→ **Exercise instructions**
Begin with the first line of the material and copy each line word for word through the line that contains "(down) at (64.5,474.5)"; the pictures are left out.

══════════════════════════════

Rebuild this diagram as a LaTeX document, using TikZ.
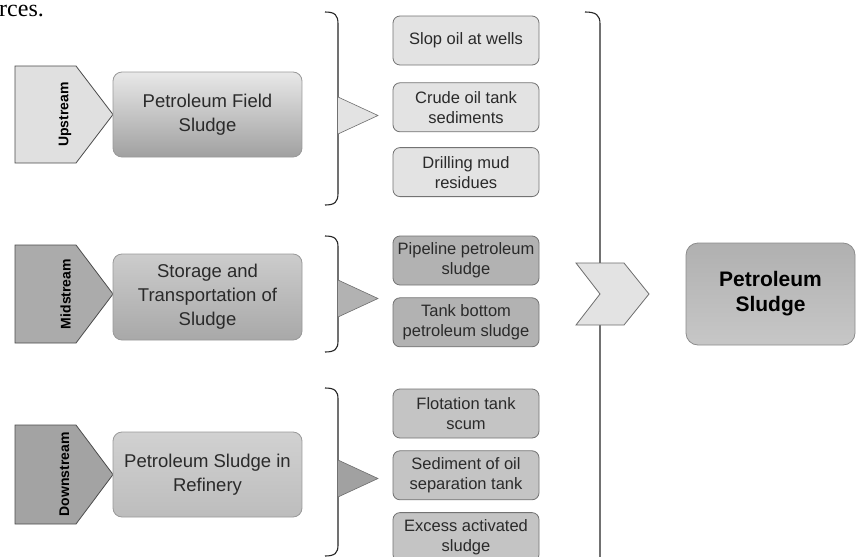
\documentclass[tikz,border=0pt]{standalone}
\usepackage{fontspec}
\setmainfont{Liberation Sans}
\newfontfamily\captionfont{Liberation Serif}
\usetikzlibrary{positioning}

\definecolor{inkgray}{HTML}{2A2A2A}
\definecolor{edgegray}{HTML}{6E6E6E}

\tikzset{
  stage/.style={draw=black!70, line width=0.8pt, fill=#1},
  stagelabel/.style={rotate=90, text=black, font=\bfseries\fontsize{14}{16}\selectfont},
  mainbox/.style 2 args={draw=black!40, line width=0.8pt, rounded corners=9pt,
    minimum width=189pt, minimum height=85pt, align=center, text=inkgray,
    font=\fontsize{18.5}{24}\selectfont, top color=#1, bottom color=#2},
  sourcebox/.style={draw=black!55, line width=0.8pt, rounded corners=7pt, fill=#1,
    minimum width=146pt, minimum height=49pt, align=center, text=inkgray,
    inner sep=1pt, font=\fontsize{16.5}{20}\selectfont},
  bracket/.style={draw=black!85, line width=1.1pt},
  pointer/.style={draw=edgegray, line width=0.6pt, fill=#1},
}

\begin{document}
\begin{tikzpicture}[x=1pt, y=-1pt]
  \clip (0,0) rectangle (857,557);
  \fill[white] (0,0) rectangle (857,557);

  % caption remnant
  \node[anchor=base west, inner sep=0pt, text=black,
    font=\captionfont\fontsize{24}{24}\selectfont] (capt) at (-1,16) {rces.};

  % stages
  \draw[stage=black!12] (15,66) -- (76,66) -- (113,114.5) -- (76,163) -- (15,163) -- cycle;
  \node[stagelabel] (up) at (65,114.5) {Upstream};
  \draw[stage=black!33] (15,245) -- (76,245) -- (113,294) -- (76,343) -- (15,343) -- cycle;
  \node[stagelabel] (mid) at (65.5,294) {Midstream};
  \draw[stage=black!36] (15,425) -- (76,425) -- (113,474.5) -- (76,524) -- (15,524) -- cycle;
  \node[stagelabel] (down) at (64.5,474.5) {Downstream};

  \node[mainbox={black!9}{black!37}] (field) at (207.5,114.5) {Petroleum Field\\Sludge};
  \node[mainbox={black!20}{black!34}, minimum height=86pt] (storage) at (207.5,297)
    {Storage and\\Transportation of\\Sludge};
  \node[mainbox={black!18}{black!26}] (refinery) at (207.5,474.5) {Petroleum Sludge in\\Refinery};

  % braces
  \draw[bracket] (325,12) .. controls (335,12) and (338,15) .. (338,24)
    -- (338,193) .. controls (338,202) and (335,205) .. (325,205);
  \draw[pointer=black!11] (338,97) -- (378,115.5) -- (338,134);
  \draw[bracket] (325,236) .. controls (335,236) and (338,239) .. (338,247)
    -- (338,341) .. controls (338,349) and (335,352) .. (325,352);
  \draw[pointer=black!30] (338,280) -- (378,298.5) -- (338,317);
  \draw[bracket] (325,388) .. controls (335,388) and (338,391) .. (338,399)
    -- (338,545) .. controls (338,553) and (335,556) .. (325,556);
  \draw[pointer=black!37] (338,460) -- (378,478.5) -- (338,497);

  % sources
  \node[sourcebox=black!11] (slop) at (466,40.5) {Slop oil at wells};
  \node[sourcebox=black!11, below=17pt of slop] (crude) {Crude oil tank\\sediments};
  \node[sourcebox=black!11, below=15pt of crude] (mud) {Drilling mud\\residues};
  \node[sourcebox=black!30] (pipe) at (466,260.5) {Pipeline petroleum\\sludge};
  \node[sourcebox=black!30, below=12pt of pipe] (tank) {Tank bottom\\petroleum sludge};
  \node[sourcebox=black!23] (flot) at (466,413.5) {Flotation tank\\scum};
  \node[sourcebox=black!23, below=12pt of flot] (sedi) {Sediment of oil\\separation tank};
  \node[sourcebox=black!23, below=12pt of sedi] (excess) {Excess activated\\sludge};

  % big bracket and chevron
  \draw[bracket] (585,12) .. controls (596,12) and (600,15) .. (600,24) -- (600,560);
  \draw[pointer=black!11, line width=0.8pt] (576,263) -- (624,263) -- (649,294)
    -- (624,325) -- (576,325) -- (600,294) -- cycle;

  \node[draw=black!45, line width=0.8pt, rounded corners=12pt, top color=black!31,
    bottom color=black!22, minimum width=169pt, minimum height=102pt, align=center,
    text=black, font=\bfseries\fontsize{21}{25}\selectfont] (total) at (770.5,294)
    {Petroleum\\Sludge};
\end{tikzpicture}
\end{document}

══════════════════════════════

→ **Result of this exercise**
Rebuild this diagram as a LaTeX document, using TikZ.
\documentclass[tikz,border=0pt]{standalone}
\usepackage{fontspec}
\setmainfont{Liberation Sans}
\newfontfamily\captionfont{Liberation Serif}
\usetikzlibrary{positioning}

\definecolor{inkgray}{HTML}{2A2A2A}
\definecolor{edgegray}{HTML}{6E6E6E}

\tikzset{
  stage/.style={draw=black!70, line width=0.8pt, fill=#1},
  stagelabel/.style={rotate=90, text=black, font=\bfseries\fontsize{14}{16}\selectfont},
  mainbox/.style 2 args={draw=black!40, line width=0.8pt, rounded corners=9pt,
    minimum width=189pt, minimum height=85pt, align=center, text=inkgray,
    font=\fontsize{18.5}{24}\selectfont, top color=#1, bottom color=#2},
  sourcebox/.style={draw=black!55, line width=0.8pt, rounded corners=7pt, fill=#1,
    minimum width=146pt, minimum height=49pt, align=center, text=inkgray,
    inner sep=1pt, font=\fontsize{16.5}{20}\selectfont},
  bracket/.style={draw=black!85, line width=1.1pt},
  pointer/.style={draw=edgegray, line width=0.6pt, fill=#1},
}

\begin{document}
\begin{tikzpicture}[x=1pt, y=-1pt]
  \clip (0,0) rectangle (857,557);
  \fill[white] (0,0) rectangle (857,557);

  % caption remnant
  \node[anchor=base west, inner sep=0pt, text=black,
    font=\captionfont\fontsize{24}{24}\selectfont] (capt) at (-1,16) {rces.};

  % stages
  \draw[stage=black!12] (15,66) -- (76,66) -- (113,114.5) -- (76,163) -- (15,163) -- cycle;
  \node[stagelabel] (up) at (65,114.5) {Upstream};
  \draw[stage=black!33] (15,245) -- (76,245) -- (113,294) -- (76,343) -- (15,343) -- cycle;
  \node[stagelabel] (mid) at (65.5,294) {Midstream};
  \draw[stage=black!36] (15,425) -- (76,425) -- (113,474.5) -- (76,524) -- (15,524) -- cycle;
  \node[stagelabel] (down) at (64.5,474.5) {Downstream};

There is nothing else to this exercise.